PROBLEM. Give again, exactly as written, the lines of the records below from the line with "What D3.js code" to the line with "const svg = d3.select('#chart');". Both end lines count; pictures do not.

** Start **

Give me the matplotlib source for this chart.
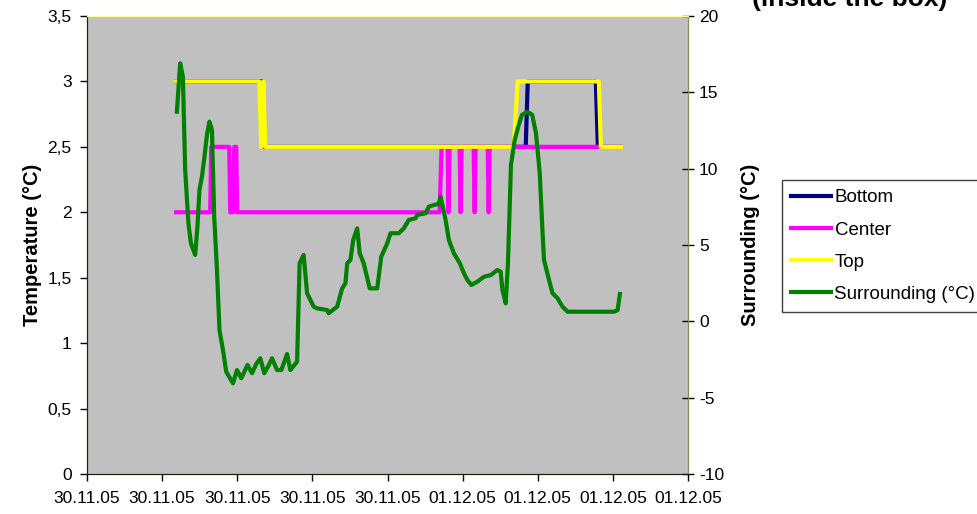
import matplotlib
matplotlib.use("Agg")
import matplotlib.pyplot as plt

plt.rcParams["font.family"] = ["Liberation Sans", "DejaVu Sans"]
plt.rcParams["axes.unicode_minus"] = False

# time axis in hours from the first tick (30.11.05 09:00)
x_ticks = [0, 3, 6, 9, 12, 15, 18, 21, 24]
x_labels = ["30.11.05"] * 5 + ["01.12.05"] * 4

temp_ticks = [0, 0.5, 1, 1.5, 2, 2.5, 3, 3.5]
temp_labels = ["0", "0,5", "1", "1,5", "2", "2,5", "3", "3,5"]
surr_ticks = [-10, -5, 0, 5, 10, 15, 20]

# sensor temperatures (step-like)
bottom_t = [3.56, 7.0, 7.08, 17.52, 17.6, 20.32, 20.4, 21.32]
bottom_v = [3.0, 3.0, 2.5, 2.5, 3.0, 3.0, 2.5, 2.5]

top_t = [3.56, 6.88, 6.96, 7.04, 7.12, 17.04, 17.2, 20.44, 20.52, 21.32]
top_v = [3.0, 3.0, 2.5, 3.0, 2.5, 2.5, 3.0, 3.0, 2.5, 2.5]

center_t = [3.56, 4.92, 4.96, 5.68, 5.72, 5.84, 5.88, 5.96, 6.0, 14.08, 14.16,
            14.4, 14.44, 14.48, 14.88, 14.92, 14.96, 15.44, 15.48, 15.52,
            16.0, 16.04, 16.08, 21.32]
center_v = [2.0, 2.0, 2.5, 2.5, 2.0, 2.0, 2.5, 2.5, 2.0, 2.0, 2.5,
            2.5, 2.0, 2.5, 2.5, 2.0, 2.5, 2.5, 2.0, 2.5,
            2.5, 2.0, 2.5, 2.5]

# surrounding air temperature (right axis)
surr_t = [3.59, 3.72, 3.83, 3.92, 4.05, 4.15, 4.32, 4.41, 4.49, 4.59, 4.69, 4.79,
          4.89, 4.99, 5.08, 5.19, 5.29, 5.43, 5.56, 5.83, 5.99, 6.16, 6.41, 6.59,
          6.76, 6.92, 7.08, 7.24, 7.39, 7.59, 7.76, 7.99, 8.12, 8.39, 8.49, 8.65,
          8.79, 9.05, 9.19, 9.59, 9.65, 9.99, 10.19, 10.32, 10.39, 10.52, 10.63,
          10.79, 10.89, 11.05, 11.29, 11.59, 11.75, 11.99, 12.12, 12.45, 12.65,
          12.85, 13.12, 13.19, 13.52, 13.65, 13.85, 14.05, 14.12, 14.32, 14.45,
          14.65, 14.89, 15.05, 15.19, 15.35, 15.59, 15.85, 16.12, 16.39, 16.52,
          16.59, 16.72, 16.81, 16.93, 17.08, 17.22, 17.37, 17.59, 17.78, 17.93,
          18.08, 18.18, 18.25, 18.45, 18.59, 18.79, 18.99, 19.19, 21.05, 21.19,
          21.28]
surr_v = [13.73, 16.90, 16.02, 9.91, 6.42, 5.11, 4.35, 6.20, 8.60, 9.47, 10.78, 12.21,
          13.08, 12.53, 6.85, 3.36, -0.57, -1.88, -3.30, -4.06, -3.19, -3.73, -2.86, -3.40,
          -2.79, -2.42, -3.40, -2.93, -2.42, -3.19, -3.19, -2.14, -3.19, -2.64, 3.80, 4.35,
          1.84, 0.96, 0.85, 0.74, 0.53, 0.96, 2.16, 2.49, 3.80, 4.02, 5.33,
          6.09, 4.46, 3.80, 2.16, 2.16, 4.23, 5.11, 5.77, 5.77, 6.09,
          6.64, 6.75, 6.97, 7.08, 7.51, 7.62, 7.69, 8.16, 6.64, 5.33,
          4.46, 3.80, 3.15, 2.71, 2.38, 2.60, 2.92, 3.03, 3.36, 3.25,
          2.05, 1.18, 3.80, 10.24, 11.88, 12.75, 13.52, 13.73, 13.52, 12.32,
          9.70, 6.20, 4.02, 2.71, 1.84, 1.51, 0.96, 0.63, 0.63, 0.74,
          1.79]

fig = plt.figure(figsize=(9.77, 5.14), dpi=100)
ax = fig.add_axes([87 / 977, 1 - 474 / 514, 601 / 977, 458 / 514])
ax.set_facecolor("#c0c0c0")

lw = 3.0
l_bot, = ax.plot(bottom_t, bottom_v, color="#000080", lw=lw, label="Bottom")
l_cen, = ax.plot(center_t, center_v, color="#ff00ff", lw=lw, label="Center")
l_top, = ax.plot(top_t, top_v, color="#ffff00", lw=lw, label="Top")

ax.set_xlim(0, 24)
ax.set_ylim(0, 3.5)
ax.set_xticks(x_ticks)
ax.set_xticklabels(x_labels)
ax.set_yticks(temp_ticks)
ax.set_yticklabels(temp_labels)
ax.tick_params(axis="both", labelsize=12.5, direction="out", length=5, width=1, colors="black")
ax.tick_params(axis="x", pad=7)
ax.tick_params(axis="y", pad=6)
ax.set_ylabel("Temperature (°C)", fontsize=14.5, fontweight="bold", labelpad=4)

ax2 = ax.twinx()
l_sur, = ax2.plot(surr_t, surr_v, color="#008000", lw=lw, label="Surrounding (°C)")
ax2.set_ylim(-10, 20)
ax2.set_yticks(surr_ticks)
ax2.tick_params(axis="y", labelsize=12.5, direction="inout", length=9, width=1)
ax2.set_ylabel("Surrounding (°C)", fontsize=14.5, fontweight="bold", labelpad=12)

for a in (ax, ax2):
    a.spines["top"].set_color("#ffff99")
    a.spines["left"].set_color("#202010")
    a.spines["bottom"].set_color("#202010")
    a.spines["right"].set_color("#8c8c60")

fig.legend(handles=[l_bot, l_cen, l_top, l_sur], loc="upper left",
           bbox_to_anchor=(782 / 977, 1 - 180 / 514), borderaxespad=0,
           fontsize=13.5, frameon=True, fancybox=False, framealpha=1,
           edgecolor="#404040", handlelength=2.1, handletextpad=0.2,
           labelspacing=0.8, borderpad=0.5)

# title sits mostly above the canvas in the reference
fig.text(947 / 977, 1 - 6 / 514, "(inside the box)", ha="right",
         va="baseline", fontsize=19, fontweight="bold")

fig.savefig("out.png", dpi=100)
plt.close(fig)
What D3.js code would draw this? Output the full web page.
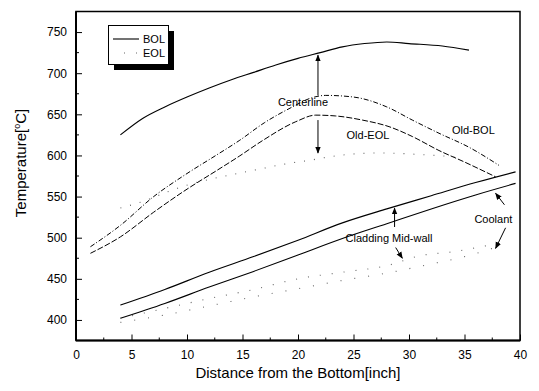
<!DOCTYPE html>
<html>
<head>
<meta charset="utf-8">
<script src="https://cdn.jsdelivr.net/npm/d3@7"></script>
<style>
  body { margin: 0; background: #fff; }
  svg { display: block; font-family: 'Liberation Sans', Arial, sans-serif; }
</style>
</head>
<body>
<svg id="chart" width="539" height="391"></svg>
<script>
// data (x in inch, T in degC)
const bolCenterX = [4, 6, 8, 10, 12, 14, 16, 18, 20, 22, 24, 26, 28, 30, 33, 35.4];
const bolCenterT = [625, 645, 659, 671, 682, 692, 701, 710, 718, 725, 732, 736, 738, 736, 733, 728];

const oldBolX = [1.3, 4, 7, 10, 12.6, 14.7, 17, 19.5, 21, 22.5, 25, 28, 30.3, 32.7, 35.4, 38.1];
const oldBolT = [489, 515, 550, 578, 600, 618, 640, 659, 669, 673, 671, 659, 643, 627, 610, 588];

const oldEolX = [1.3, 4, 7, 10, 12.6, 14.7, 16.8, 19.8, 21.6, 23.4, 25.8, 28.2, 30.3, 32.7, 35, 37.8];
const oldEolT = [481, 501, 531, 559, 581, 599, 618, 641, 649, 648, 643, 635, 623, 606, 592, 574];

const eolCenterX = [4, 6, 8.7, 10.8, 12.4, 16.4, 19, 21, 23.7, 27.3, 31.2, 34.5];
const eolCenterT = [536, 544, 558, 567, 572, 583, 590, 594, 600, 603, 601, 598];

const bolCladX = [4, 8, 12, 16, 20, 24, 28, 32, 36, 39.6];
const bolCladT = [418, 437, 458, 477, 497, 518, 535, 551, 567, 580];

const bolCoolX = [4, 8, 12, 16, 20, 24, 28, 32, 36, 39.6];
const bolCoolT = [402, 420, 440, 459, 479, 499, 517, 535, 552, 566];

const eolCladX = [4, 8, 12, 16, 20, 24, 28, 31, 34, 38];
const eolCladT = [402, 414, 426, 437, 450, 458, 466, 478, 483, 493];

const eolCoolX = [4, 8, 12, 16, 20, 24, 28, 32, 35, 38];
const eolCoolT = [397, 406, 417, 428, 438, 448, 457, 468, 477, 489];

const xTicks = [0, 5, 10, 15, 20, 25, 30, 35, 40];
const yTicks = [400, 450, 500, 550, 600, 650, 700, 750];

// annotation text: [label, x, T]
const labels = [
  ['Centerline', 20.45, 665],
  ['Old-EOL', 26.3, 625],
  ['Old-BOL', 35.8, 631],
  ['Cladding Mid-wall', 28.2, 500],
  ['Coolant', 37.6, 522]
];
// arrows: [x0, T0, x1, T1], head at the second point
const arrows = [
  [21.8, 673, 21.8, 722],
  [21.8, 643, 21.8, 603],
  [28.7, 513, 28.7, 536],
  [28.8, 488, 29.4, 475],
  [38.6, 540, 37.8, 554],
  [38.7, 512, 37.8, 487]
];

const svg = d3.select('#chart');

/**
 * SIZE DEFINITIONS
 */
const plotLeft = 76, plotRight = 520, plotTop = 11.5, plotBottom = 340.5;

/**
 * SCALES
 */
const x = d3.scaleLinear().domain([0, 40]).range([plotLeft, plotRight]);
const y = d3.scaleLinear().domain([375, 775]).range([plotBottom, plotTop]);

svg.append('defs').append('marker')
  .attr('id', 'head')
  .attr('viewBox', '0 0 10 10')
  .attr('refX', 9).attr('refY', 5)
  .attr('markerWidth', 7).attr('markerHeight', 7)
  .attr('markerUnits', 'userSpaceOnUse')
  .attr('orient', 'auto')
  .append('path')
  .attr('d', 'M0,1 L10,5 L0,9 Z')
  .attr('fill', '#000');

/**
 * AXES
 */
const xAxis = d3.axisBottom(x).tickValues(xTicks).tickSizeInner(-6).tickSizeOuter(0).tickPadding(0);
const gx = svg.append('g').attr('transform', `translate(0,${plotBottom})`).call(xAxis);
gx.select('.domain').remove();
gx.selectAll('.tick text').attr('y', 10).attr('font-size', 12).attr('font-family', 'Liberation Sans, Arial, sans-serif');

const xMinor = d3.range(2.5, 40, 5);
svg.append('g').selectAll('line').data(xMinor).join('line')
  .attr('x1', d => x(d)).attr('x2', d => x(d))
  .attr('y1', plotBottom).attr('y2', plotBottom - 3)
  .attr('stroke', '#000');

const yAxis = d3.axisLeft(y).tickValues(yTicks).tickSizeInner(-6).tickSizeOuter(0).tickPadding(9);
const gy = svg.append('g').attr('transform', `translate(${plotLeft},0)`).call(yAxis);
gy.select('.domain').remove();
gy.selectAll('.tick text').attr('font-size', 12).attr('font-family', 'Liberation Sans, Arial, sans-serif');

const yMinor = d3.range(425, 775, 50);
svg.append('g').selectAll('line').data(yMinor).join('line')
  .attr('x1', plotLeft).attr('x2', plotLeft + 3)
  .attr('y1', d => y(d)).attr('y2', d => y(d))
  .attr('stroke', '#000');

// frame
svg.append('rect')
  .attr('x', plotLeft).attr('y', plotTop)
  .attr('width', plotRight - plotLeft).attr('height', plotBottom - plotTop)
  .attr('fill', 'none').attr('stroke', '#000').attr('stroke-width', 1.5);
svg.append('line')
  .attr('x1', plotLeft).attr('x2', plotLeft).attr('y1', plotTop).attr('y2', plotBottom)
  .attr('stroke', '#000').attr('stroke-width', 2);
svg.append('line')
  .attr('x1', plotLeft).attr('x2', plotRight).attr('y1', plotBottom).attr('y2', plotBottom)
  .attr('stroke', '#000').attr('stroke-width', 2);

// axis titles
svg.append('text')
  .attr('x', (plotLeft + plotRight) / 2).attr('y', 378)
  .attr('text-anchor', 'middle').attr('font-size', 15)
  .text('Distance from the Bottom[inch]');

const yt = svg.append('text')
  .attr('transform', 'translate(26,163) rotate(-90)')
  .attr('text-anchor', 'middle').attr('font-size', 15);
yt.append('tspan').text('Temperature[');
yt.append('tspan').attr('font-size', 9).attr('dy', -6).text('o');
yt.append('tspan').attr('dy', 6).text('C]');

/**
 * CURVES
 */
const line = d3.line().curve(d3.curveMonotoneX).x(d => x(d[0])).y(d => y(d[1]));
const series = [
  [bolCenterX, bolCenterT, null, 1.1, '#000'],
  [oldBolX, oldBolT, '5,2,1,2', 1, '#000'],
  [oldEolX, oldEolT, '6,2', 1, '#000'],
  [eolCenterX, eolCenterT, '1,9', 1.1, '#666'],
  [bolCladX, bolCladT, null, 1.1, '#000'],
  [bolCoolX, bolCoolT, null, 1.1, '#000'],
  [eolCladX, eolCladT, '1,11', 1.1, '#666'],
  [eolCoolX, eolCoolT, '1,13', 1.1, '#666']
];
series.forEach(([xs, ts, dash, w, c]) => {
  svg.append('path')
    .attr('d', line(xs.map((v, i) => [v, ts[i]])))
    .attr('fill', 'none')
    .attr('stroke', c)
    .attr('stroke-width', w)
    .attr('stroke-dasharray', dash);
});

/**
 * ANNOTATIONS
 */
svg.append('g').selectAll('text').data(labels).join('text')
  .attr('x', d => x(d[1])).attr('y', d => y(d[2]))
  .attr('dy', '0.35em')
  .attr('text-anchor', 'middle')
  .attr('font-size', 11)
  .text(d => d[0]);

svg.append('g').selectAll('line').data(arrows).join('line')
  .attr('x1', d => x(d[0])).attr('y1', d => y(d[1]))
  .attr('x2', d => x(d[2])).attr('y2', d => y(d[3]))
  .attr('stroke', '#000').attr('stroke-width', 1)
  .attr('marker-end', 'url(#head)');

/**
 * LEGEND
 */
const lg = svg.append('g');
lg.append('rect').attr('x', 114).attr('y', 31).attr('width', 60).attr('height', 39).attr('fill', '#000');
lg.append('rect').attr('x', 108.5).attr('y', 25.5).attr('width', 60).attr('height', 39)
  .attr('fill', '#fff').attr('stroke', '#000').attr('stroke-width', 1);
lg.append('line').attr('x1', 113).attr('x2', 139).attr('y1', 39).attr('y2', 39)
  .attr('stroke', '#000').attr('stroke-width', 1.1);
lg.append('line').attr('x1', 124).attr('x2', 139).attr('y1', 53).attr('y2', 53)
  .attr('stroke', '#666').attr('stroke-width', 1.1).attr('stroke-dasharray', '1,11');
lg.append('text').attr('x', 143).attr('y', 43).attr('font-size', 11).text('BOL');
lg.append('text').attr('x', 143).attr('y', 57).attr('font-size', 11).text('EOL');
</script>
</body>
</html>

** End **

SOLUTION TO THE PROBLEM.
What D3.js code would draw this? Output the full web page.
<!DOCTYPE html>
<html>
<head>
<meta charset="utf-8">
<script src="https://cdn.jsdelivr.net/npm/d3@7"></script>
<style>
  body { margin: 0; background: #fff; }
  svg { display: block; font-family: 'Liberation Sans', Arial, sans-serif; }
</style>
</head>
<body>
<svg id="chart" width="539" height="391"></svg>
<script>
// data (x in inch, T in degC)
const bolCenterX = [4, 6, 8, 10, 12, 14, 16, 18, 20, 22, 24, 26, 28, 30, 33, 35.4];
const bolCenterT = [625, 645, 659, 671, 682, 692, 701, 710, 718, 725, 732, 736, 738, 736, 733, 728];

const oldBolX = [1.3, 4, 7, 10, 12.6, 14.7, 17, 19.5, 21, 22.5, 25, 28, 30.3, 32.7, 35.4, 38.1];
const oldBolT = [489, 515, 550, 578, 600, 618, 640, 659, 669, 673, 671, 659, 643, 627, 610, 588];

const oldEolX = [1.3, 4, 7, 10, 12.6, 14.7, 16.8, 19.8, 21.6, 23.4, 25.8, 28.2, 30.3, 32.7, 35, 37.8];
const oldEolT = [481, 501, 531, 559, 581, 599, 618, 641, 649, 648, 643, 635, 623, 606, 592, 574];

const eolCenterX = [4, 6, 8.7, 10.8, 12.4, 16.4, 19, 21, 23.7, 27.3, 31.2, 34.5];
const eolCenterT = [536, 544, 558, 567, 572, 583, 590, 594, 600, 603, 601, 598];

const bolCladX = [4, 8, 12, 16, 20, 24, 28, 32, 36, 39.6];
const bolCladT = [418, 437, 458, 477, 497, 518, 535, 551, 567, 580];

const bolCoolX = [4, 8, 12, 16, 20, 24, 28, 32, 36, 39.6];
const bolCoolT = [402, 420, 440, 459, 479, 499, 517, 535, 552, 566];

const eolCladX = [4, 8, 12, 16, 20, 24, 28, 31, 34, 38];
const eolCladT = [402, 414, 426, 437, 450, 458, 466, 478, 483, 493];

const eolCoolX = [4, 8, 12, 16, 20, 24, 28, 32, 35, 38];
const eolCoolT = [397, 406, 417, 428, 438, 448, 457, 468, 477, 489];

const xTicks = [0, 5, 10, 15, 20, 25, 30, 35, 40];
const yTicks = [400, 450, 500, 550, 600, 650, 700, 750];

// annotation text: [label, x, T]
const labels = [
  ['Centerline', 20.45, 665],
  ['Old-EOL', 26.3, 625],
  ['Old-BOL', 35.8, 631],
  ['Cladding Mid-wall', 28.2, 500],
  ['Coolant', 37.6, 522]
];
// arrows: [x0, T0, x1, T1], head at the second point
const arrows = [
  [21.8, 673, 21.8, 722],
  [21.8, 643, 21.8, 603],
  [28.7, 513, 28.7, 536],
  [28.8, 488, 29.4, 475],
  [38.6, 540, 37.8, 554],
  [38.7, 512, 37.8, 487]
];

const svg = d3.select('#chart');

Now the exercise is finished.